Researchers at the University of Cambridge in the U.K. have demonstrated how a chip-and-PIN terminal used to authenticate credit and debit card transactions in that country can be compromised to steal sensitive data.
For the proof-of-concept hack, the researchers opened up one of the supposedly tamper-proof terminals, replaced its internal hardware with their own, put it back together without any external evidence of tampering and then got the machine to play Tetris.
“We demonstrated that with the new hardware, everything is under our control — the card reader, the LCD display and the keypad,” said Saar Drimer, one of the researchers involved in the demonstration.
Chip-and-PIN transactions are supposed to be far more secure than transactions using credit and debit cards based on traditional magnetic stripe technology and signature-based authentication. Chip-and-PIN transactions involve the use of credit and debit cards with embedded microchips that are authenticated using a personal identification number. Retailers in the U.K. began rolling out the technology in 2003.
he proof-of-concept hack showed how all components of the PIN pads used to authenticate such transactions could be made to interact and respond to input from one another, Drimer said in e-mailed comments late last week. “This means that the card reader can read information from the chip and display it on the screen. The data from the keypad, such as a PIN, can also be recorded,” Drimer said.
Creating fake terminals is not all that difficult and doesn’t require more than a “moderate” technical competency, Drimer said. “The environment in which such terminal would be placed will vary, but can be done potentially anywhere where strict mechanisms are not enforced to prevent it,” he said.
Last March, the same security group at Cambridge University demonstrated a chip-and-PIN terminal interceptor technology capable of listening in on the communication between the card and the terminal and then modifying the transaction. “Our current demonstration simply created a legitimately looking, fake terminal that emulates a real one,” Drimer said.
Sandra Quinn, a spokeswoman for APACS, a U.K. trade association for the payment industry, said the demonstration highlights a hypothetical situation — not one that is easily replicated in a retail environment.
“What essentially the computer experts at Cambridge University have managed to do is take a terminal out of its natural environment and replace its innards and make it play computer games,” she said. While such tampering might be possible in a laboratory setting, it is not a realistic threat to retailers, according to Quinn. The same has proved true of the interceptor technology demonstrated last year, she said.
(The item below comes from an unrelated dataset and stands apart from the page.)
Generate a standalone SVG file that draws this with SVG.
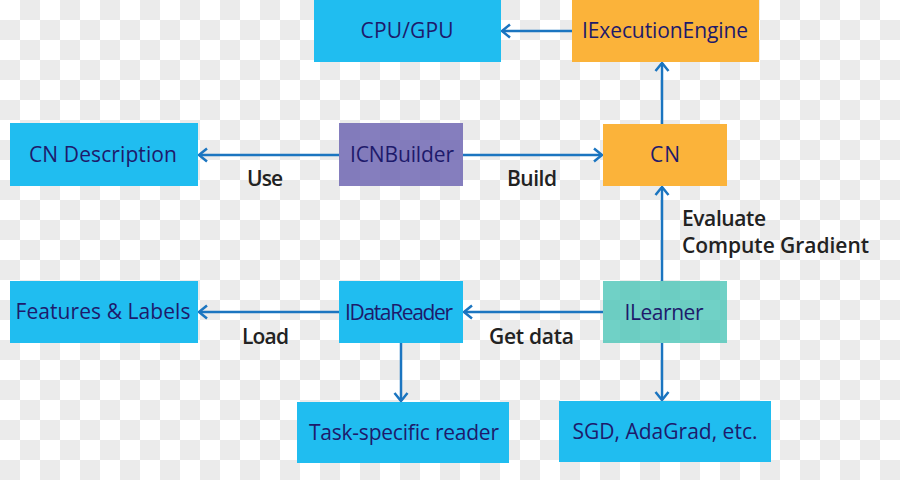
<svg xmlns="http://www.w3.org/2000/svg" width="900" height="480" viewBox="0 0 900 480">
<style>
.cyan{fill:#20bdf0}
.orange{fill:#fbb33a}
.purple{fill:#6a62b0;fill-opacity:0.82}
.teal{fill:#4cc5b8;fill-opacity:0.8}
.nt{font-family:"Open Sans","Noto Sans",sans-serif;font-size:21px;fill:#1e1a6b;text-anchor:middle}
.lt{font-family:"Open Sans","Noto Sans",sans-serif;font-size:21px;font-weight:600;fill:#222222}
.edge{stroke:#1b75c0;stroke-width:2.5;fill:none;marker-end:url(#ah)}
</style>
<defs>
<pattern id="chk" width="40" height="40" patternUnits="userSpaceOnUse">
<rect width="40" height="40" fill="#ffffff"/>
<rect x="20" y="0" width="20" height="20" fill="#ebebeb"/>
<rect x="0" y="20" width="20" height="20" fill="#ebebeb"/>
</pattern>
<marker id="ah" markerUnits="userSpaceOnUse" markerWidth="14" markerHeight="16" refX="11" refY="8" orient="auto">
<path d="M3,1.5 L11,8 L3,14.5" fill="none" stroke="#1b75c0" stroke-width="2.5"/>
</marker>
</defs>
<rect width="900" height="480" fill="url(#chk)"/>

<g id="connectors">
<line class="edge" x1="572" y1="31" x2="502" y2="31"/>
<line class="edge" x1="662" y1="124" x2="662" y2="63"/>
<line class="edge" x1="339" y1="155" x2="199" y2="155"/>
<line class="edge" x1="463" y1="155" x2="602" y2="155"/>
<line class="edge" x1="662" y1="281" x2="662" y2="187"/>
<line class="edge" x1="603" y1="312" x2="464" y2="312"/>
<line class="edge" x1="339" y1="312" x2="199" y2="312"/>
<line class="edge" x1="401" y1="343" x2="401" y2="401"/>
<line class="edge" x1="662" y1="343" x2="662" y2="400"/>
</g>

<g id="labels">
<text class="lt" x="247" y="186" textLength="36">Use</text>
<text class="lt" x="507" y="186" textLength="50">Build</text>
<text class="lt" x="682" y="226" textLength="84">Evaluate</text>
<text class="lt" x="682" y="253" textLength="187">Compute Gradient</text>
<text class="lt" x="242" y="344" textLength="47">Load</text>
<text class="lt" x="489" y="344" textLength="85">Get data</text>
</g>

<g id="cpugpu"><rect class="cyan" x="314" y="0" width="187" height="62"/><text class="nt" x="407" y="38" textLength="93">CPU/GPU</text></g>
<g id="iexec"><rect class="orange" x="572" y="0" width="187" height="62"/><text class="nt" x="665" y="38" textLength="166">IExecutionEngine</text></g>
<g id="cndesc"><rect class="cyan" x="10" y="123" width="188" height="63"/><text class="nt" x="103" y="162" textLength="148">CN Description</text></g>
<g id="icnbuilder"><rect class="purple" x="339" y="123" width="124" height="63"/><text class="nt" x="402" y="162" textLength="104">ICNBuilder</text></g>
<g id="cn"><rect class="orange" x="603" y="124" width="124" height="62"/><text class="nt" x="665" y="162" textLength="30">CN</text></g>
<g id="features"><rect class="cyan" x="10" y="281" width="188" height="62"/><text class="nt" x="103" y="319" textLength="175">Features &amp; Labels</text></g>
<g id="idatareader"><rect class="cyan" x="339" y="281" width="124" height="62"/><text class="nt" x="399" y="320" textLength="108">IDataReader</text></g>
<g id="ilearner"><rect class="teal" x="603" y="281" width="124" height="62"/><text class="nt" x="664" y="320" textLength="79">ILearner</text></g>
<g id="taskreader"><rect class="cyan" x="297" y="402" width="212" height="61"/><text class="nt" x="404" y="440" textLength="190">Task-specific reader</text></g>
<g id="sgd"><rect class="cyan" x="559" y="401" width="212" height="61"/><text class="nt" x="665" y="439" textLength="185">SGD, AdaGrad, etc.</text></g>
</svg>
At the same time, such hacks show that chip-and-PIN terminals are not fail-safe, she acknowledged. “We only said they were tamper-resistant, not tamper-proof,” Quinn said.
Quinn noted that since the U.K. began rolling out chip-and-PIN-based technologies in 2003, retail fraud at the point-of-sale system has been dropping. “Chip and PIN has been highly successful in fighting retail-based fraud, which fell 43% in the first half of 2006,” compared with the same period in 2005, she said. For the first half of 2006, retail fraud occurring at point-of-sale systems dropped to just over CDN$96 million, in comparison with more than $167 million in 2005.
“What is true is that chip and PIN is not the silver bullet for all card fraud,” Quinn said. “But we are confident that shoppers can continue to use chip and PIN on High Street with confidence.”